> [SOURCE MATERIAL]

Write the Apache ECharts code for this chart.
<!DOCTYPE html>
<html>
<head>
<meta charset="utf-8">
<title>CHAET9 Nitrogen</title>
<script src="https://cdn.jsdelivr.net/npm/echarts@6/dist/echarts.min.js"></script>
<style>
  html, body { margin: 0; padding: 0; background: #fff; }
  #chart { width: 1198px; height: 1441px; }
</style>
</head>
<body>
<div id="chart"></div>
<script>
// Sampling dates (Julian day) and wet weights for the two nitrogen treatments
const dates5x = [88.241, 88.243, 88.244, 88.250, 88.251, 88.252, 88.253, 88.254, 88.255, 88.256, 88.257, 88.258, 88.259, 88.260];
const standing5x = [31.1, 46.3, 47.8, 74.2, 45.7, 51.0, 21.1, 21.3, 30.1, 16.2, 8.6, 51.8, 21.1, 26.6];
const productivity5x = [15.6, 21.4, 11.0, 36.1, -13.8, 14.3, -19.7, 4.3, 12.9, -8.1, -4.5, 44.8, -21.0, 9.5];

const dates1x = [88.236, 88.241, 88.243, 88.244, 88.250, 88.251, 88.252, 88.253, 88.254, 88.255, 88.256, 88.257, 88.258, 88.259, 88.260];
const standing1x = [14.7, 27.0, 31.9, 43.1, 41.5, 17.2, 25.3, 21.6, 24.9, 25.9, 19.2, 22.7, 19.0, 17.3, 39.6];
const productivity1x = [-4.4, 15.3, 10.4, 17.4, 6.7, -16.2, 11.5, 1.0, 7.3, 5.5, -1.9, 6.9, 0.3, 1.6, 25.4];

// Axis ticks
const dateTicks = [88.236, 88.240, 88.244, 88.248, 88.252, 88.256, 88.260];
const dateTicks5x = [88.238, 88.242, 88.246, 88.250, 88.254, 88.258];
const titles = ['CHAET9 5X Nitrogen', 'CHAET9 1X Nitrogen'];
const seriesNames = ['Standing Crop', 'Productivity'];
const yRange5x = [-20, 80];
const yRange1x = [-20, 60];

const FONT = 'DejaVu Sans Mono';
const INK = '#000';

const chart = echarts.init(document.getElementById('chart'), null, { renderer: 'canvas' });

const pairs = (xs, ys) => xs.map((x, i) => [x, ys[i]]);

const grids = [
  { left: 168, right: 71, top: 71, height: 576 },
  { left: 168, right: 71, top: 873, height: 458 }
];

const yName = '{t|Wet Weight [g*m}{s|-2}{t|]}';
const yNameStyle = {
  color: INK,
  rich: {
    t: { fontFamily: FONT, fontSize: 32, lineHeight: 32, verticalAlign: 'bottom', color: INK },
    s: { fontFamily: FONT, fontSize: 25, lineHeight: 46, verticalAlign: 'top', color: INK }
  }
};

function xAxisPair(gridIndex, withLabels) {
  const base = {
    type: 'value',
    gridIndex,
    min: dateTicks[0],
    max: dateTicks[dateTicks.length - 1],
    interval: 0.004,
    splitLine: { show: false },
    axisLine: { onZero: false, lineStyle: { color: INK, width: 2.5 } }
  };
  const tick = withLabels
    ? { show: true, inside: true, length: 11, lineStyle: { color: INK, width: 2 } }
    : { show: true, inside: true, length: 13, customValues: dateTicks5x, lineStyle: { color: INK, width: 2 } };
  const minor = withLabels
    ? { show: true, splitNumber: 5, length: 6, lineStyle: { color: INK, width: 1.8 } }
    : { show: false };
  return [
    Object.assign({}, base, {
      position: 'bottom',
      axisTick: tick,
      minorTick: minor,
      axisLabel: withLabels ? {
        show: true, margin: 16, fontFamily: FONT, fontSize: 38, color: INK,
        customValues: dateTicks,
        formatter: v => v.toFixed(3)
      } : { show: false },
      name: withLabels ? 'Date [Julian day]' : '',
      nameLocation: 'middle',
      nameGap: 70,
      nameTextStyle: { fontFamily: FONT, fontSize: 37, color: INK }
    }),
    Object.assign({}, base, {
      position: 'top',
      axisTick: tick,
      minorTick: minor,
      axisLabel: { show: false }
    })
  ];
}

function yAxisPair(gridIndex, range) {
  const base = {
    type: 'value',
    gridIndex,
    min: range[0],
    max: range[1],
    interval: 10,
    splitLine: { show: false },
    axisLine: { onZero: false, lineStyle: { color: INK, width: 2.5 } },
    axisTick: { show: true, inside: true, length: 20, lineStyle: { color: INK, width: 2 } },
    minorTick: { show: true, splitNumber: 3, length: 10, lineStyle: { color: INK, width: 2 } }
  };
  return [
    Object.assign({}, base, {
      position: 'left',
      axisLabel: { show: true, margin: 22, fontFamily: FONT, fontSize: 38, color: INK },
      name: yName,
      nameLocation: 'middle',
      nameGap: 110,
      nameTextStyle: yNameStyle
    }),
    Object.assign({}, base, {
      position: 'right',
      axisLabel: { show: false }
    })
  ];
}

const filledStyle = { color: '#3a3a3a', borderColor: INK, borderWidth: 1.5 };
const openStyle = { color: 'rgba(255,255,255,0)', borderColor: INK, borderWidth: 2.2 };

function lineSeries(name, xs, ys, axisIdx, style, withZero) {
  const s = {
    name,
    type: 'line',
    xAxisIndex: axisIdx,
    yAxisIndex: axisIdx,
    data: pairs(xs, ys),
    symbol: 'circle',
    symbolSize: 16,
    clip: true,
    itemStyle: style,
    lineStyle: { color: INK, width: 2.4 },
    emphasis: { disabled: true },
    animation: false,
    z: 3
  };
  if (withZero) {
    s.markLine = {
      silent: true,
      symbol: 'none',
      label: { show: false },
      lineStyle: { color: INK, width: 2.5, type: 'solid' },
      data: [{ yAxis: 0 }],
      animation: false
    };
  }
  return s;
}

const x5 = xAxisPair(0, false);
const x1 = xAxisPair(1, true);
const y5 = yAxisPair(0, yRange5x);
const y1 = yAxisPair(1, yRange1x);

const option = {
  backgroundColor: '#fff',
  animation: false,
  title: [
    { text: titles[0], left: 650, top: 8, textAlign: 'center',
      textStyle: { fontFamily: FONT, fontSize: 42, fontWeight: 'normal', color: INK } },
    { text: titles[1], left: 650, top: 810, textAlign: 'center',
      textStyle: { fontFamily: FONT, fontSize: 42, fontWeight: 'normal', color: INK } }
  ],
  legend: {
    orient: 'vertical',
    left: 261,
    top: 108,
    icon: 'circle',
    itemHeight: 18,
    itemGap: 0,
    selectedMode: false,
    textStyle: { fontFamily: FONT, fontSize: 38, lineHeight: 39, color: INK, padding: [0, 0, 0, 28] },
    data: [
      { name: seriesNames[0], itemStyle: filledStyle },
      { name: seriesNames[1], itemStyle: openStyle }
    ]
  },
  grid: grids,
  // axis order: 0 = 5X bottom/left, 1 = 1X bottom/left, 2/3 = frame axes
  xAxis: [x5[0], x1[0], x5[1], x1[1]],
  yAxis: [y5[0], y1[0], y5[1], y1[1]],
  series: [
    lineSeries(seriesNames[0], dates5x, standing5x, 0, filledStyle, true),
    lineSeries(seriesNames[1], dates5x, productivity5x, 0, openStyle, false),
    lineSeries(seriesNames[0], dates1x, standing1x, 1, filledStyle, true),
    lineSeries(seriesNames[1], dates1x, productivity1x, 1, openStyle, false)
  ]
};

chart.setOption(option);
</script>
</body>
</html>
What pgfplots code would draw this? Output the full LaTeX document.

> [INSTRUCTION]
Transcribe all entries exactly as they are given.

> [REPLY TO THE TASK]
Write the Apache ECharts code for this chart.
<!DOCTYPE html>
<html>
<head>
<meta charset="utf-8">
<title>CHAET9 Nitrogen</title>
<script src="https://cdn.jsdelivr.net/npm/echarts@6/dist/echarts.min.js"></script>
<style>
  html, body { margin: 0; padding: 0; background: #fff; }
  #chart { width: 1198px; height: 1441px; }
</style>
</head>
<body>
<div id="chart"></div>
<script>
// Sampling dates (Julian day) and wet weights for the two nitrogen treatments
const dates5x = [88.241, 88.243, 88.244, 88.250, 88.251, 88.252, 88.253, 88.254, 88.255, 88.256, 88.257, 88.258, 88.259, 88.260];
const standing5x = [31.1, 46.3, 47.8, 74.2, 45.7, 51.0, 21.1, 21.3, 30.1, 16.2, 8.6, 51.8, 21.1, 26.6];
const productivity5x = [15.6, 21.4, 11.0, 36.1, -13.8, 14.3, -19.7, 4.3, 12.9, -8.1, -4.5, 44.8, -21.0, 9.5];

const dates1x = [88.236, 88.241, 88.243, 88.244, 88.250, 88.251, 88.252, 88.253, 88.254, 88.255, 88.256, 88.257, 88.258, 88.259, 88.260];
const standing1x = [14.7, 27.0, 31.9, 43.1, 41.5, 17.2, 25.3, 21.6, 24.9, 25.9, 19.2, 22.7, 19.0, 17.3, 39.6];
const productivity1x = [-4.4, 15.3, 10.4, 17.4, 6.7, -16.2, 11.5, 1.0, 7.3, 5.5, -1.9, 6.9, 0.3, 1.6, 25.4];

// Axis ticks
const dateTicks = [88.236, 88.240, 88.244, 88.248, 88.252, 88.256, 88.260];
const dateTicks5x = [88.238, 88.242, 88.246, 88.250, 88.254, 88.258];
const titles = ['CHAET9 5X Nitrogen', 'CHAET9 1X Nitrogen'];
const seriesNames = ['Standing Crop', 'Productivity'];
const yRange5x = [-20, 80];
const yRange1x = [-20, 60];

const FONT = 'DejaVu Sans Mono';
const INK = '#000';

const chart = echarts.init(document.getElementById('chart'), null, { renderer: 'canvas' });

const pairs = (xs, ys) => xs.map((x, i) => [x, ys[i]]);

const grids = [
  { left: 168, right: 71, top: 71, height: 576 },
  { left: 168, right: 71, top: 873, height: 458 }
];

const yName = '{t|Wet Weight [g*m}{s|-2}{t|]}';
const yNameStyle = {
  color: INK,
  rich: {
    t: { fontFamily: FONT, fontSize: 32, lineHeight: 32, verticalAlign: 'bottom', color: INK },
    s: { fontFamily: FONT, fontSize: 25, lineHeight: 46, verticalAlign: 'top', color: INK }
  }
};

function xAxisPair(gridIndex, withLabels) {
  const base = {
    type: 'value',
    gridIndex,
    min: dateTicks[0],
    max: dateTicks[dateTicks.length - 1],
    interval: 0.004,
    splitLine: { show: false },
    axisLine: { onZero: false, lineStyle: { color: INK, width: 2.5 } }
  };
  const tick = withLabels
    ? { show: true, inside: true, length: 11, lineStyle: { color: INK, width: 2 } }
    : { show: true, inside: true, length: 13, customValues: dateTicks5x, lineStyle: { color: INK, width: 2 } };
  const minor = withLabels
    ? { show: true, splitNumber: 5, length: 6, lineStyle: { color: INK, width: 1.8 } }
    : { show: false };
  return [
    Object.assign({}, base, {
      position: 'bottom',
      axisTick: tick,
      minorTick: minor,
      axisLabel: withLabels ? {
        show: true, margin: 16, fontFamily: FONT, fontSize: 38, color: INK,
        customValues: dateTicks,
        formatter: v => v.toFixed(3)
      } : { show: false },
      name: withLabels ? 'Date [Julian day]' : '',
      nameLocation: 'middle',
      nameGap: 70,
      nameTextStyle: { fontFamily: FONT, fontSize: 37, color: INK }
    }),
    Object.assign({}, base, {
      position: 'top',
      axisTick: tick,
      minorTick: minor,
      axisLabel: { show: false }
    })
  ];
}

function yAxisPair(gridIndex, range) {
  const base = {
    type: 'value',
    gridIndex,
    min: range[0],
    max: range[1],
    interval: 10,
    splitLine: { show: false },
    axisLine: { onZero: false, lineStyle: { color: INK, width: 2.5 } },
    axisTick: { show: true, inside: true, length: 20, lineStyle: { color: INK, width: 2 } },
    minorTick: { show: true, splitNumber: 3, length: 10, lineStyle: { color: INK, width: 2 } }
  };
  return [
    Object.assign({}, base, {
      position: 'left',
      axisLabel: { show: true, margin: 22, fontFamily: FONT, fontSize: 38, color: INK },
      name: yName,
      nameLocation: 'middle',
      nameGap: 110,
      nameTextStyle: yNameStyle
    }),
    Object.assign({}, base, {
      position: 'right',
      axisLabel: { show: false }
    })
  ];
}

const filledStyle = { color: '#3a3a3a', borderColor: INK, borderWidth: 1.5 };
const openStyle = { color: 'rgba(255,255,255,0)', borderColor: INK, borderWidth: 2.2 };

function lineSeries(name, xs, ys, axisIdx, style, withZero) {
  const s = {
    name,
    type: 'line',
    xAxisIndex: axisIdx,
    yAxisIndex: axisIdx,
    data: pairs(xs, ys),
    symbol: 'circle',
    symbolSize: 16,
    clip: true,
    itemStyle: style,
    lineStyle: { color: INK, width: 2.4 },
    emphasis: { disabled: true },
    animation: false,
    z: 3
  };
  if (withZero) {
    s.markLine = {
      silent: true,
      symbol: 'none',
      label: { show: false },
      lineStyle: { color: INK, width: 2.5, type: 'solid' },
      data: [{ yAxis: 0 }],
      animation: false
    };
  }
  return s;
}

const x5 = xAxisPair(0, false);
const x1 = xAxisPair(1, true);
const y5 = yAxisPair(0, yRange5x);
const y1 = yAxisPair(1, yRange1x);

const option = {
  backgroundColor: '#fff',
  animation: false,
  title: [
    { text: titles[0], left: 650, top: 8, textAlign: 'center',
      textStyle: { fontFamily: FONT, fontSize: 42, fontWeight: 'normal', color: INK } },
    { text: titles[1], left: 650, top: 810, textAlign: 'center',
      textStyle: { fontFamily: FONT, fontSize: 42, fontWeight: 'normal', color: INK } }
  ],
  legend: {
    orient: 'vertical',
    left: 261,
    top: 108,
    icon: 'circle',
    itemHeight: 18,
    itemGap: 0,
    selectedMode: false,
    textStyle: { fontFamily: FONT, fontSize: 38, lineHeight: 39, color: INK, padding: [0, 0, 0, 28] },
    data: [
      { name: seriesNames[0], itemStyle: filledStyle },
      { name: seriesNames[1], itemStyle: openStyle }
    ]
  },
  grid: grids,
  // axis order: 0 = 5X bottom/left, 1 = 1X bottom/left, 2/3 = frame axes
  xAxis: [x5[0], x1[0], x5[1], x1[1]],
  yAxis: [y5[0], y1[0], y5[1], y1[1]],
  series: [
    lineSeries(seriesNames[0], dates5x, standing5x, 0, filledStyle, true),
    lineSeries(seriesNames[1], dates5x, productivity5x, 0, openStyle, false),
    lineSeries(seriesNames[0], dates1x, standing1x, 1, filledStyle, true),
    lineSeries(seriesNames[1], dates1x, productivity1x, 1, openStyle, false)
  ]
};

chart.setOption(option);
</script>
</body>
</html>
What pgfplots code would draw this? Output the full LaTeX document.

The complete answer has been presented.